Wien - Die Telekom-Regulierungsbehörde RTR fordert zur Absicherung des Wirtschaftsstandortes Österreich von Telekomfirmen und Staat einen massiven Ausbau des Festnetzes. Dabei sollen die Unternehmen zusammenarbeiten und der Staat sich über PPP-Modelle ("Public Private Partnership") beteiligen. Wichtig sei die Einbindung der "passiven Infrastruktur", also von Schächten, Leerverrohrungen, ungenützten Glasfaserkabeln, etc. Die RTR stehe hier gerne als Kompetenzzentrum zur Verfügung, so RTR-Chef Georg Serentschy.

Dass im Festnetz kein Geld mehr zu verdienen sei, stimme nicht. Dies würden Länder wie Südkorea belegen, wo das erdgebundene Netz erheblich ausgebaut wurde und das Handy lediglich eine Zusatzausrüstung darstelle. Dass die Festnetzfirmen über Kundenschwund klagten, sei neben dem zu geringen Geschwindigkeitsvorteil des Festnetz-Internetzuganges gegenüber der mobilen Breitbandlösung auch eine Folge mangelnder neuer Dienste wie Fernsehen über das Internet ("IPTV") oder digitale Videotheken. Das Ergebnis sei, dass es heuer zu Jahresende bereits eine Million mobiler Breitband-Internetzugänge gebe und damit die Zahl der DSL-Anschlüsse überschritten werde.

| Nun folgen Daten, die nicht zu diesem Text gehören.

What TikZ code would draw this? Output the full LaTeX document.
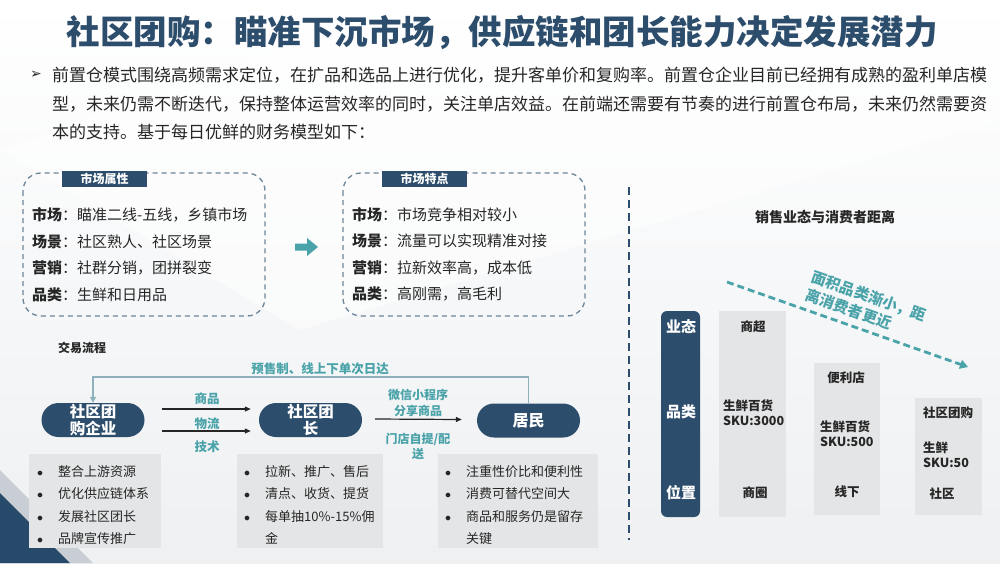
\documentclass[tikz,border=0pt]{standalone}
\usepackage{fontspec}
\setmainfont{Noto Sans CJK SC}
\newfontfamily\dejavu{DejaVu Sans}
\usetikzlibrary{arrows.meta,calc}
\definecolor{navy}{HTML}{2C4D6C}
\definecolor{tealc}{HTML}{4AA3A9}
\definecolor{dashc}{HTML}{6D8599}
\definecolor{fbline}{HTML}{8EB1BB}
\definecolor{grayfill}{HTML}{E4E5E6}
\definecolor{txt}{HTML}{262626}
\definecolor{bgc}{HTML}{EEF0F2}
\definecolor{bandc}{HTML}{C9CED4}
\definecolor{darkc}{HTML}{27496A}
\newcommand\myblt{$\bullet$}
\begin{document}
\begin{tikzpicture}[x=1pt,y=-1pt,
  dashbox/.style={draw=dashc, line width=1.3pt, dash pattern=on 5pt off 4pt, rounded corners=18pt},
  hdr/.style={fill=navy, text=white, font=\fontsize{12}{12}\selectfont\bfseries, minimum width=85pt, minimum height=16pt, inner sep=0pt},
  boxtxt/.style={text=txt, font=\fontsize{15}{26.5}\selectfont, align=left, inner sep=0pt, anchor=west},
  pill/.style={fill=navy, text=white, rounded corners=17pt, minimum width=103pt, minimum height=34pt, inner sep=0pt, align=center, font=\fontsize{15.5}{17}\selectfont\bfseries},
  lbl/.style={text=tealc, font=\fontsize{12.5}{16}\selectfont\bfseries, align=center, inner sep=0pt},
  flowarr/.style={draw=txt, line width=1.2pt, -{Triangle[length=6pt,width=5pt]}},
  grayb/.style={fill=grayfill},
  blist/.style={text=txt, font=\fontsize{13}{22.4}\selectfont, inner sep=0pt, anchor=west},
  colb/.style={fill=grayfill},
  coltxt/.style={text=txt, font=\fontsize{12.5}{15}\selectfont\bfseries, inner sep=0pt, align=left},
  axtxt/.style={text=white, font=\fontsize{15}{15}\selectfont\bfseries, inner sep=0pt}
]
\useasboundingbox (0,0) rectangle (1000,563);
% background
\shade[top color=white, bottom color=bgc] (0,0) rectangle (1000,563);
\fill[white, opacity=0.5] (0,150) -- (420,0) -- (1000,0) -- (1000,120) -- (300,330) -- cycle;
\fill[bandc] (0,470) -- (93,563) -- (0,563) -- cycle;
\fill[darkc] (0,493) -- (70,563) -- (0,563) -- cycle;

% title
\node[text=navy, font=\fontsize{33.5}{36}\selectfont\bfseries, inner sep=0pt] (title) at (502,33) {社区团购：瞄准下沉市场，供应链和团长能力决定发展潜力};
% paragraph
\node[text=txt, font=\fontsize{14}{14}\selectfont\dejavu, inner sep=0pt] (pm) at (36,75) {➢};
\node[text=txt, font=\fontsize{17}{28.5}\selectfont, align=left, inner sep=0pt, anchor=west] (para) at (52,103.5)
 {前置仓模式围绕高频需求定位，在扩品和选品上进行优化，提升客单价和复购率。前置仓企业目前已经拥有成熟的盈利单店模\\
  型，未来仍需不断迭代，保持整体运营效率的同时，关注单店效益。在前端还需要有节奏的进行前置仓布局，未来仍然需要资\\
  本的支持。基于每日优鲜的财务模型如下：};

% market boxes
\draw[dashbox] (23,173) rectangle (265,316);
\node[hdr] (h1) at (104.5,179) {市场属性};
\node[boxtxt] (bt1) at (32,254.5) {\textbf{市场}：瞄准二线-五线，乡镇市场\\\textbf{场景}：社区熟人、社区场景\\\textbf{营销}：社群分销，团拼裂变\\\textbf{品类}：生鲜和日用品};
\draw[dashbox] (343,173) rectangle (585,316);
\node[hdr] (h2) at (424.5,179) {市场特点};
\node[boxtxt] (bt2) at (352,254.5) {\textbf{市场}：市场竞争相对较小\\\textbf{场景}：流量可以实现精准对接\\\textbf{营销}：拉新效率高，成本低\\\textbf{品类}：高刚需，高毛利};
\fill[tealc] (295,243.5) -- (307,243.5) -- (307,238) -- (318,247) -- (307,256) -- (307,250.5) -- (295,250.5) -- cycle;

% flow
\node[text=txt, font=\fontsize{12}{12}\selectfont\bfseries, inner sep=0pt, anchor=west] (jl) at (58,348) {交易流程};
\node[pill] (p1) at (93,420) {社区团\\购企业};
\node[pill] (p2) at (310.5,420) {社区团\\长};
\node[pill, font=\fontsize{16}{17}\selectfont\bfseries] (p3) at (528.5,420.5) {居民};
\draw[fbline, line width=1.3pt, -{Triangle[length=6pt,width=6pt]}] (p3.north) -- (p3.north |- 0,377) -- (p1.north |- 0,377) -- (p1.north);
\node[lbl] (fbl) at (320,369) {预售制、线上下单次日达};
\draw[flowarr] ($(p1.east)+(17,-11)$) -- ($(p2.west)+(-8,-11)$);
\draw[flowarr] ($(p1.east)+(17,11)$) -- ($(p2.west)+(-8,11)$);
\draw[flowarr] ($(p2.east)+(13,-1)$) -- ($(p3.west)+(-15,-1)$);
\node[lbl] (l1) at (207,399) {商品};
\node[lbl] (l2) at (207,424) {物流};
\node[lbl] (l3) at (207,447) {技术};
\node[lbl, font=\fontsize{12}{16}\selectfont\bfseries] (l4) at (418,403) {微信小程序\\分享商品};
\node[lbl, font=\fontsize{12}{15}\selectfont\bfseries] (l5) at (418,446) {门店自提/配\\送};

% bottom gray boxes
\fill[grayb] (29,454) rectangle (161,548);
\fill[grayb] (237,454) rectangle (383,548);
\fill[grayb] (438,454) rectangle (598,548);
\node[blist] (bl1) at (37,505.5) {\begin{tabular}{@{}l@{\hspace{15pt}}l@{}}\myblt & 整合上游资源\\ \myblt & 优化供应链体系\\ \myblt & 发展社区团长\\ \myblt & 品牌宣传推广\end{tabular}};
\node[blist] (bl2) at (244,505.5) {\begin{tabular}{@{}l@{\hspace{15pt}}l@{}}\myblt & 拉新、推广、售后\\ \myblt & 清点、收货、提货\\ \myblt & 每单抽10\%-15\%佣\\ & 金\end{tabular}};
\node[blist] (bl3) at (445,505.5) {\begin{tabular}{@{}l@{\hspace{15pt}}l@{}}\myblt & 注重性价比和便利性\\ \myblt & 消费可替代空间大\\ \myblt & 商品和服务仍是留存\\ & 关键\end{tabular}};

% right side
\draw[navy, line width=2pt, dash pattern=on 8pt off 5pt] (629,187) -- (629,540);
\node[text=txt, font=\fontsize{14}{14}\selectfont\bfseries, inner sep=0pt] (rt) at (825,217) {销售业态与消费者距离};
\fill[navy, rounded corners=6pt] (661,311) rectangle (700,517);
\node[axtxt] (ax1) at (681,327) {业态};
\node[axtxt] (ax2) at (681,412) {品类};
\node[axtxt] (ax3) at (681,493) {位置};
\fill[colb] (719,311) rectangle (786,517);
\fill[colb] (814,363) rectangle (880,515);
\fill[colb] (915,398) rectangle (982,515);
\node[coltxt] (c1a) at (753,327) {商超};
\node[coltxt, anchor=west] (c1b) at (723,412.5) {生鲜百货\\SKU:3000};
\node[coltxt] (c1c) at (755,493) {商圈};
\node[coltxt] (c2a) at (846,378) {便利店};
\node[coltxt, anchor=west] (c2b) at (820,433.5) {生鲜百货\\SKU:500};
\node[coltxt] (c2c) at (847,492) {线下};
\node[coltxt] (c3a) at (948,413) {社区团购};
\node[coltxt, anchor=west] (c3b) at (923,454.5) {生鲜\\SKU:50};
\node[coltxt] (c3c) at (942,494) {社区};
\coordinate (ts) at (727,282);
\coordinate (te) at (968,367);
\draw[tealc, line width=2.8pt, dash pattern=on 7pt off 4pt, -{Triangle[length=8pt,width=9pt]}] (ts) -- (te);
\node[text=tealc, font=\fontsize{15}{18.5}\selectfont\bfseries, align=left, inner sep=0pt, rotate=-19.4] (tl) at (866,305) {面积品类渐小，距\\离消费者更近};
\end{tikzpicture}
\end{document}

Nachholbedarf ortet Serentschy auch beim Kundenservice. Mit erwarteten 5.400 Beschwerdefällen verzeichnete die dafür zuständige RTR heuer einen Rekord. Insbesondere Probleme beim Breitband-Roaming und beim Überschreiten der Downloadlimits beschäftigen die Behörde, während die Beschwerden über Missstände bei Mehrwert-SMS zurückgingen. Allein zehn Prozent aller Streitschlichtungsfälle 2008 entfallen auf den Anbieter MyPhone. Serentschy appellierte an die Kunden, nicht einfach ungewollte Rechnungen zu bezahlen, sondern das Rücktrittsrecht zu nutzen. Außerdem sollten die Kunden ihre Rechnungen regelmäßig kontrollieren.

Änderungen bei Entgelten

Für das kommende Jahr erwartet Serentschy Änderungen bei den Terminierungsentgelten - also den Gebühren, die sich die Telekomanbieter für die Übergabe eines Gesprächs untereinander verrechnen. Das derzeitige System bevorzugt das Festnetz - ungerechtfertigt, wie Experten meinen. Eine Einigung sei aber nur auf europäischer Ebene möglich, denn würde ein Land vorziehen, wäre dieses bei der Terminierung internationaler Telefonate benachteiligt, betonte die Behörde. Sprich, die ausländischen Anbieter müssten für ein Gespräch nach Österreich weniger zahlen als ein heimischer Telco, der ein Gespräch an einen ausländischer Mitbewerber übergibt.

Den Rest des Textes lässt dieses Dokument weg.